“Quality control” (rather than “hypothesis testing” or “inference” or “discovery”) as a better metaphor for the statistical processes of science

Statistical Modeling, Causal Inference, and Social Science 2017-10-29

I’ve been thinking for awhile that the default ways in which statisticians think about science—and which scientists think about statistics—are seriously flawed, sometimes even crippling scientific inquiry in some subfields, in the way that bad philosophy can do.

Here’s what I think are some of the default modes of thought:

Hypothesis testing, in which the purpose of data collection and analysis is to rule out a null hypothesis (typically, zero effect and zero systematic error) that nobody believes in the first place;

Inference, which can work in the context of some well-defined problems (for example, studying trends in public opinion or estimating parameters within an agreed-upon model in pharmacology), but which doesn’t capture the idea of learning from the unexpected;

Discovery, which sounds great but which runs aground when thinking about science as a routine process: can every subfield of science really be having thousands of “discoveries” a year? Even to ask this question seems to cheapen the idea of discovery.

A more appropriate framework, I think, is quality control, an old idea in statistics (dating at least to the 1920s; maybe Steve Stigler can trace the idea back further), but a framework that, for whatever reason, doesn’t appear much in academic statistical writing or in textbooks outside of the subfield of industrial statistics or quality engineering. (For example, I don’t know that quality control has come up even once in my own articles and books on statistical methods and applications.)

Why does quality control have such a small place at the statistical table? That’s a topic for another day. Right now I want to draw the connections between quality control and scientific inquiry.

Consider some thread or sub-subfield of science, for example the incumbency advantage (to take a political science example) or embodied cognition (to take a much-discussed example from psychology).
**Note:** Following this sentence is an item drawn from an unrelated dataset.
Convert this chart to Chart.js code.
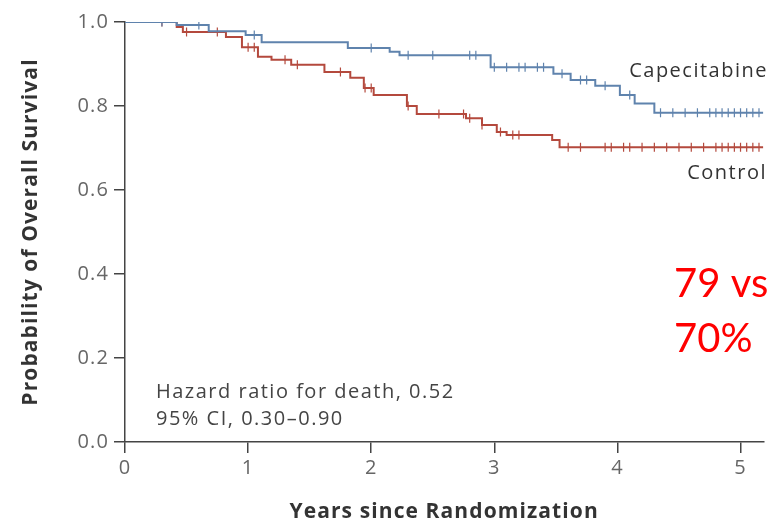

Different research groups will publish papers in an area, and each paper is presented as some mix of hypothesis testing, inference, and discovery, with the mix among the three having to do with some combination of researchers’ tastes, journal publication policies, and conventions within the field.

The “replication crisis” (which has been severe with embodied cognition, not so much with incumbency advantage, in part because to replicate an election study you have to wait a few years until sufficient new data have accumulated) can be summarized as:

– Hypotheses that seemed soundly rejected in published papers cannot be rejected in new, preregistered and purportedly high-power studies;

– Inferences from different published papers appear to be inconsistent with each other, casting doubt on the entire enterprise;

– Seeming discoveries do not appear in new data, and different published discoveries can even contradict each other.

In a “quality control” framework, we’d think of different studies in a sub-subfield as having many sources of variation. One of the key principles of quality control is to avoid getting faked out by variation—to avoid naive rules such as reward the winner and discard the loser—and instead to analyze and then work to reduce uncontrollable variation.

Applying the ideas of quality control to threads of scientific research, the goal would be to get better measurement, and stronger links between measurement and theory—rather than to give prominence to surprising results and to chase noise. From a quality control perspective, our current system of scientific publication and publicity is perverse: it yields misleading claims, is inefficient, and it rewards sloppy work.

The “rewards sloppy work” thing is clear from a simple decision analysis. Suppose you do a study of some effect theta, and your study’s estimate will be centered around theta but with some variance. A good study will have low variance, of course. A bad study will have high variance. But what are the rewards? What gets published is not theta but the estimate. The higher the estimate (or, more generally, the more dramatic the finding), the higher the reward! Of course if you have a noisy study with high variance, your theta estimate can also be low or even negative—but you don’t need to publish these results, instead you can look in your data for something else. The result is an incentive to have noise.

The above decision analysis is unrealistically crude—for one thing, your measurements can’t be obviously bad or your paper probably won’t get published, and you are required to present some token such as a p-value to demonstrate that your findings are stable. Unfortunately those tokens can be too cheap to be informative, so a lot of effort has to be taken to make research projects look scientific.

But all this is operating under the paradigms of hypothesis testing, inference, and discovery, which I’ve argued is not a good model for the scientific process.

Move now to quality control, where each paper is part of a process, and the existence of too much variation is a sign of trouble. In a quality-control framework, we’re not looking for so-called failed or successful replications; we’re looking at a sequence of published results—or, better still, a sequence of data—in context.

I was discussing some of this with Ron Kennett and he sent me two papers on quality control:

Joseph M. Juran, a Perspective on Past Contributions and Future Impact, by A. Blanton Godfrey and Ron Kenett

The Quality Trilogy: A Universal Approach to Managing for Quality, by Joseph Juran

I’ve not read these papers in detail but I suspect that a better understanding of these ideas could help us in all sorts of areas of statistics.